Problem to solve: Copy out the records in full, word for word, without pictures.

Given data:
++++++++++++++++++++

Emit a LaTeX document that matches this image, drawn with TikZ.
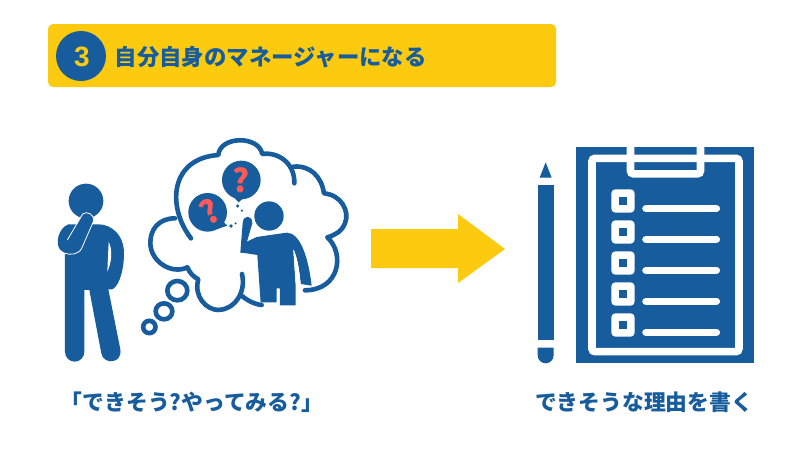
\documentclass[tikz,border=0pt]{standalone}
\usepackage{fontspec}
\newfontfamily\cjk{Noto Sans CJK JP}
\newfontfamily\latinbold{Liberation Sans}
\definecolor{navy}{HTML}{175C9C}
\definecolor{amber}{HTML}{FCCB0F}
\definecolor{coral}{HTML}{FF5A5A}
\tikzset{
  caption/.style={text=navy,font=\cjk\bfseries\fontsize{21.8}{24}\selectfont,inner sep=0pt},
  cloudline/.style={draw=navy,line width=4.6pt,line cap=round,line join=round},
  ring/.style={draw=navy,line width=4.6pt,fill=white},
  rule/.style={draw=white,line width=7.5pt,line cap=round},
  qmark/.style={text=coral,font=\cjk\bfseries\fontsize{32}{32}\selectfont,inner sep=0pt}
}
\begin{document}
\begin{tikzpicture}[x=1pt,y=-1pt]
\useasboundingbox (0,0) rectangle (800,450);
\fill[white] (0,0) rectangle (800,450);

% heading band
\fill[amber,rounded corners=5pt] (48,24) rectangle (556,87);
\fill[navy] (81,56) circle (25);
\node[text=amber,font=\latinbold\bfseries\fontsize{28}{28}\selectfont,inner sep=0pt] (num) at (82,56.5) {3};
\node[caption,anchor=west,font=\cjk\bfseries\fontsize{22.4}{24}\selectfont] (title) at (114.5,57) {自分自身のマネージャーになる};

% standing figure and thought bubble
\begin{scope}[shift={(30pt,-140pt)},x=0.3333pt,y=-0.3333pt]
  \fill[navy] (168,183) circle (52);
  \fill[navy] (105,300) -- (105,636) arc[start angle=180,end angle=360,x radius=29,y radius=-29]
    -- (163,450) -- (178,450) -- (214,640)
    .. controls (220,675) and (278,672) .. (271,628)
    -- (235,448) -- (245,448) .. controls (262,446) and (282,400) .. (282,340)
    .. controls (282,285) and (245,253) .. (205,253) -- (125,253) -- cycle;
  \fill[white] (236,305) .. controls (248,330) and (246,365) .. (232,395) -- cycle;
  \fill[navy] (115,253) .. controls (85,265) and (75,310) .. (90,328)
    .. controls (105,345) and (140,350) .. (155,325) -- (190,245)
    .. controls (195,222) and (170,212) .. (158,225) -- (112,300) -- (125,253) -- cycle;
  \draw[white,line width=0.8pt] (112,300) -- (158,222) .. controls (170,212) and (195,222) .. (190,245)
    -- (155,325) .. controls (145,345) and (120,345) .. (105,340);

  % outline of the cloud, broken where the inner figure stands
  \draw[cloudline] (483,295) .. controls (410,200) and (420,55) .. (565,45)
    .. controls (570,-12) and (685,-15) .. (697,42)
    .. controls (745,35) and (795,70) .. (793,130);
  \draw[cloudline] (790,80) .. controls (840,75) and (875,110) .. (882,160)
    .. controls (935,165) and (960,215) .. (945,250)
    .. controls (935,275) and (915,285) .. (892,292)
    .. controls (945,340) and (930,450) .. (825,451);
  \draw[cloudline] (435,235) .. controls (385,235) and (360,270) .. (361,310)
    .. controls (362,365) and (425,405) .. (472,382)
    .. controls (480,400) and (490,410) .. (505,418)
    .. controls (490,470) and (530,510) .. (565,510)
    .. controls (610,510) and (650,460) .. (636,402);
  \draw[cloudline] (632,465) .. controls (650,480) and (670,492) .. (695,495);

  % trailing rings
  \draw[ring] (442,452) ellipse (30 and 29);
  \draw[ring] (402,514) ellipse (25 and 24);
  \draw[ring] (358,561) ellipse (18.5 and 18.5);

  % question balloons
  \fill[navy] (634,120) circle (58);
  \fill[navy] (610,170) -- (626,187) -- (645,170) -- cycle;
  \fill[navy] (533,217) circle (58);
  \fill[navy] (570,235) -- (592,257) -- (560,268) -- cycle;
  \fill[navy] (623,198) circle (5.5) (636,212) circle (3.5) (603,258) circle (5.5) (617,250) circle (3.5);

  % inner figure
  \fill[navy] (717,228) circle (44);
  \fill[navy] (631,338) -- (638,250) .. controls (640,222) and (668,225) .. (667,250)
    -- (651,305) -- (680,291) -- (770,278)
    .. controls (810,278) and (835,350) .. (845,437)
    -- (812,432) .. controls (808,385) and (800,345) .. (790,328)
    -- (797,432) -- (797,496) -- (750,496) -- (750,445) -- (740,445) -- (740,487) -- (692,487)
    -- (682,345) -- (650,340) -- cycle;
  \fill[white] (790,328) .. controls (800,345) and (808,385) .. (812,432) -- (797,432) -- cycle;
\end{scope}

\node[qmark] (qa) at (240.7,180) {?};
\node[qmark,rotate=30] (qb) at (209.5,212) {?};

% block arrow between the two halves
\fill[amber] (371,229) -- (458,229) -- (458,214) -- (505,249) -- (458,283) -- (458,268) -- (371,268) -- cycle;

% pencil and clipboard
\begin{scope}[shift={(520pt,-140pt)},x=0.3333pt,y=-0.3333pt]
  \fill[navy] (77,67) -- (95,113) -- (59,113) -- cycle;
  \fill[navy] (53,136) rectangle (101,600);
  \fill[navy] (53,623) -- (101,623) -- (101,646) arc[start angle=0,end angle=180,x radius=24,y radius=24] -- cycle;

  \fill[navy] (169,20) rectangle (703,670);
  \draw[white,line width=7.6pt,rounded corners=3pt] (216,55) rectangle (657,635);
  \draw[white,line width=7.6pt,rounded corners=3pt] (331.5,17) -- (331.5,101.5) -- (541.5,101.5) -- (541.5,17);
  \foreach \cy/\ly in {183/206,276/298,369/391,462/484,555/577} {
    \fill[white,rounded corners=4pt] (274,\cy-35) rectangle (344,\cy+35);
    \fill[navy] (298,\cy-11.5) rectangle (321,\cy+11.5);
    \draw[rule] (378,\ly) -- (589,\ly);
  }
\end{scope}

% captions under each half
\node[caption] (lefttext) at (192,402) {「できそう?やってみる?」};
\node[caption] (righttext) at (644,402) {できそうな理由を書く};
\end{tikzpicture}
\end{document}
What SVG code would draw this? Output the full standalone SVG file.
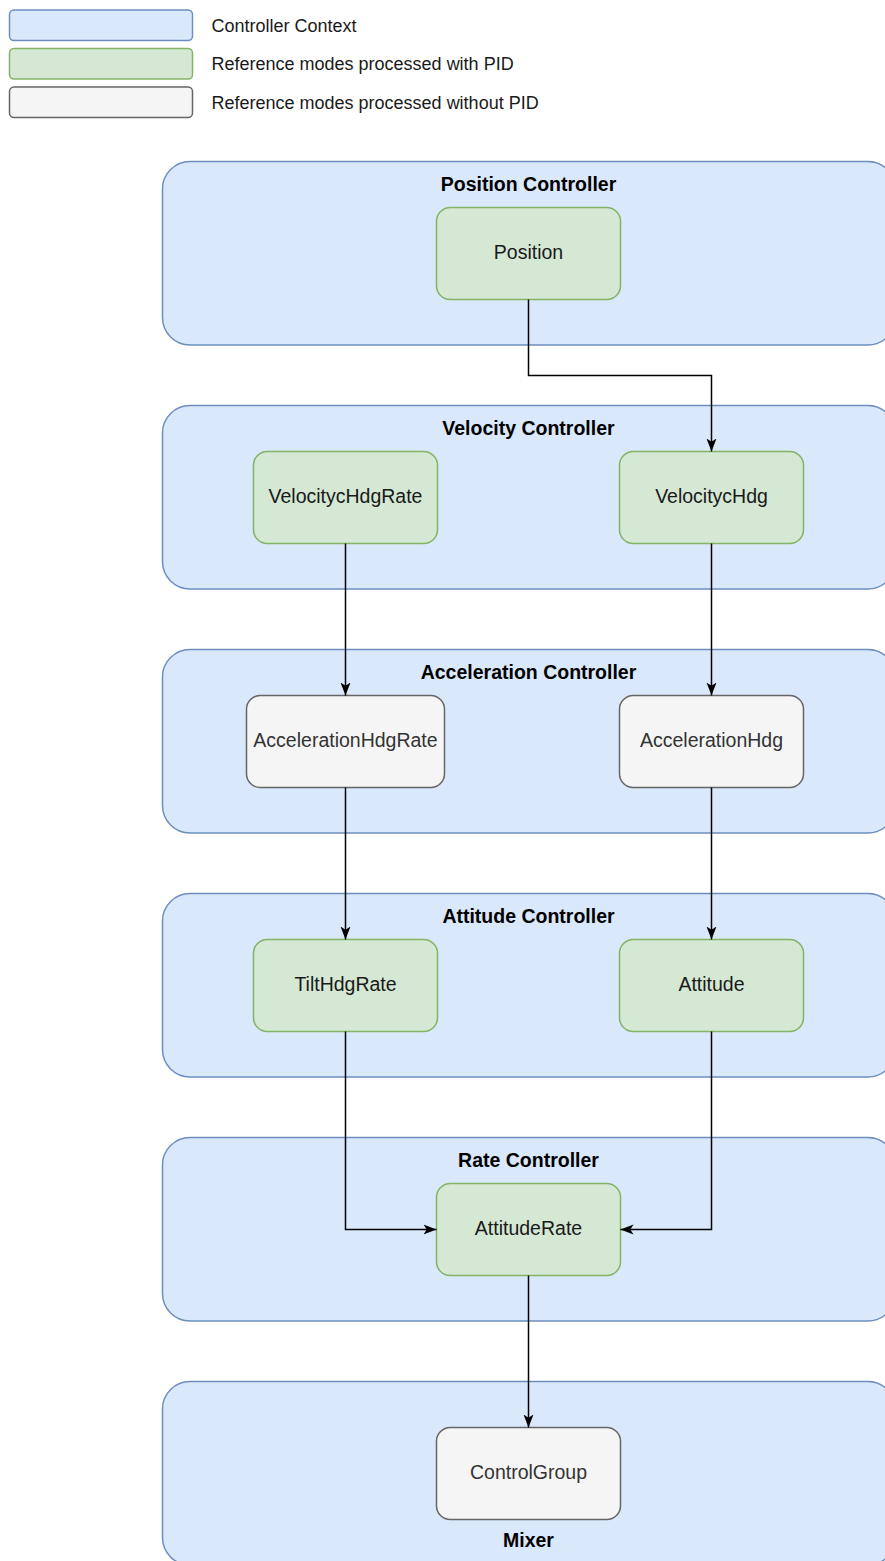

++++++++++++++++++++

Exercise result:
Emit a LaTeX document that matches this image, drawn with TikZ.
\documentclass[tikz,border=0pt]{standalone}
\usepackage{fontspec}
\newfontfamily\cjk{Noto Sans CJK JP}
\newfontfamily\latinbold{Liberation Sans}
\definecolor{navy}{HTML}{175C9C}
\definecolor{amber}{HTML}{FCCB0F}
\definecolor{coral}{HTML}{FF5A5A}
\tikzset{
  caption/.style={text=navy,font=\cjk\bfseries\fontsize{21.8}{24}\selectfont,inner sep=0pt},
  cloudline/.style={draw=navy,line width=4.6pt,line cap=round,line join=round},
  ring/.style={draw=navy,line width=4.6pt,fill=white},
  rule/.style={draw=white,line width=7.5pt,line cap=round},
  qmark/.style={text=coral,font=\cjk\bfseries\fontsize{32}{32}\selectfont,inner sep=0pt}
}
\begin{document}
\begin{tikzpicture}[x=1pt,y=-1pt]
\useasboundingbox (0,0) rectangle (800,450);
\fill[white] (0,0) rectangle (800,450);

% heading band
\fill[amber,rounded corners=5pt] (48,24) rectangle (556,87);
\fill[navy] (81,56) circle (25);
\node[text=amber,font=\latinbold\bfseries\fontsize{28}{28}\selectfont,inner sep=0pt] (num) at (82,56.5) {3};
\node[caption,anchor=west,font=\cjk\bfseries\fontsize{22.4}{24}\selectfont] (title) at (114.5,57) {自分自身のマネージャーになる};

% standing figure and thought bubble
\begin{scope}[shift={(30pt,-140pt)},x=0.3333pt,y=-0.3333pt]
  \fill[navy] (168,183) circle (52);
  \fill[navy] (105,300) -- (105,636) arc[start angle=180,end angle=360,x radius=29,y radius=-29]
    -- (163,450) -- (178,450) -- (214,640)
    .. controls (220,675) and (278,672) .. (271,628)
    -- (235,448) -- (245,448) .. controls (262,446) and (282,400) .. (282,340)
    .. controls (282,285) and (245,253) .. (205,253) -- (125,253) -- cycle;
  \fill[white] (236,305) .. controls (248,330) and (246,365) .. (232,395) -- cycle;
  \fill[navy] (115,253) .. controls (85,265) and (75,310) .. (90,328)
    .. controls (105,345) and (140,350) .. (155,325) -- (190,245)
    .. controls (195,222) and (170,212) .. (158,225) -- (112,300) -- (125,253) -- cycle;
  \draw[white,line width=0.8pt] (112,300) -- (158,222) .. controls (170,212) and (195,222) .. (190,245)
    -- (155,325) .. controls (145,345) and (120,345) .. (105,340);

  % outline of the cloud, broken where the inner figure stands
  \draw[cloudline] (483,295) .. controls (410,200) and (420,55) .. (565,45)
    .. controls (570,-12) and (685,-15) .. (697,42)
    .. controls (745,35) and (795,70) .. (793,130);
  \draw[cloudline] (790,80) .. controls (840,75) and (875,110) .. (882,160)
    .. controls (935,165) and (960,215) .. (945,250)
    .. controls (935,275) and (915,285) .. (892,292)
    .. controls (945,340) and (930,450) .. (825,451);
  \draw[cloudline] (435,235) .. controls (385,235) and (360,270) .. (361,310)
    .. controls (362,365) and (425,405) .. (472,382)
    .. controls (480,400) and (490,410) .. (505,418)
    .. controls (490,470) and (530,510) .. (565,510)
    .. controls (610,510) and (650,460) .. (636,402);
  \draw[cloudline] (632,465) .. controls (650,480) and (670,492) .. (695,495);

  % trailing rings
  \draw[ring] (442,452) ellipse (30 and 29);
  \draw[ring] (402,514) ellipse (25 and 24);
  \draw[ring] (358,561) ellipse (18.5 and 18.5);

  % question balloons
  \fill[navy] (634,120) circle (58);
  \fill[navy] (610,170) -- (626,187) -- (645,170) -- cycle;
  \fill[navy] (533,217) circle (58);
  \fill[navy] (570,235) -- (592,257) -- (560,268) -- cycle;
  \fill[navy] (623,198) circle (5.5) (636,212) circle (3.5) (603,258) circle (5.5) (617,250) circle (3.5);

  % inner figure
  \fill[navy] (717,228) circle (44);
  \fill[navy] (631,338) -- (638,250) .. controls (640,222) and (668,225) .. (667,250)
    -- (651,305) -- (680,291) -- (770,278)
    .. controls (810,278) and (835,350) .. (845,437)
    -- (812,432) .. controls (808,385) and (800,345) .. (790,328)
    -- (797,432) -- (797,496) -- (750,496) -- (750,445) -- (740,445) -- (740,487) -- (692,487)
    -- (682,345) -- (650,340) -- cycle;
  \fill[white] (790,328) .. controls (800,345) and (808,385) .. (812,432) -- (797,432) -- cycle;
\end{scope}

\node[qmark] (qa) at (240.7,180) {?};
\node[qmark,rotate=30] (qb) at (209.5,212) {?};

% block arrow between the two halves
\fill[amber] (371,229) -- (458,229) -- (458,214) -- (505,249) -- (458,283) -- (458,268) -- (371,268) -- cycle;

% pencil and clipboard
\begin{scope}[shift={(520pt,-140pt)},x=0.3333pt,y=-0.3333pt]
  \fill[navy] (77,67) -- (95,113) -- (59,113) -- cycle;
  \fill[navy] (53,136) rectangle (101,600);
  \fill[navy] (53,623) -- (101,623) -- (101,646) arc[start angle=0,end angle=180,x radius=24,y radius=24] -- cycle;

  \fill[navy] (169,20) rectangle (703,670);
  \draw[white,line width=7.6pt,rounded corners=3pt] (216,55) rectangle (657,635);
  \draw[white,line width=7.6pt,rounded corners=3pt] (331.5,17) -- (331.5,101.5) -- (541.5,101.5) -- (541.5,17);
  \foreach \cy/\ly in {183/206,276/298,369/391,462/484,555/577} {
    \fill[white,rounded corners=4pt] (274,\cy-35) rectangle (344,\cy+35);
    \fill[navy] (298,\cy-11.5) rectangle (321,\cy+11.5);
    \draw[rule] (378,\ly) -- (589,\ly);
  }
\end{scope}

% captions under each half
\node[caption] (lefttext) at (192,402) {「できそう?やってみる?」};
\node[caption] (righttext) at (644,402) {できそうな理由を書く};
\end{tikzpicture}
\end{document}
What SVG code would draw this? Output the full standalone SVG file.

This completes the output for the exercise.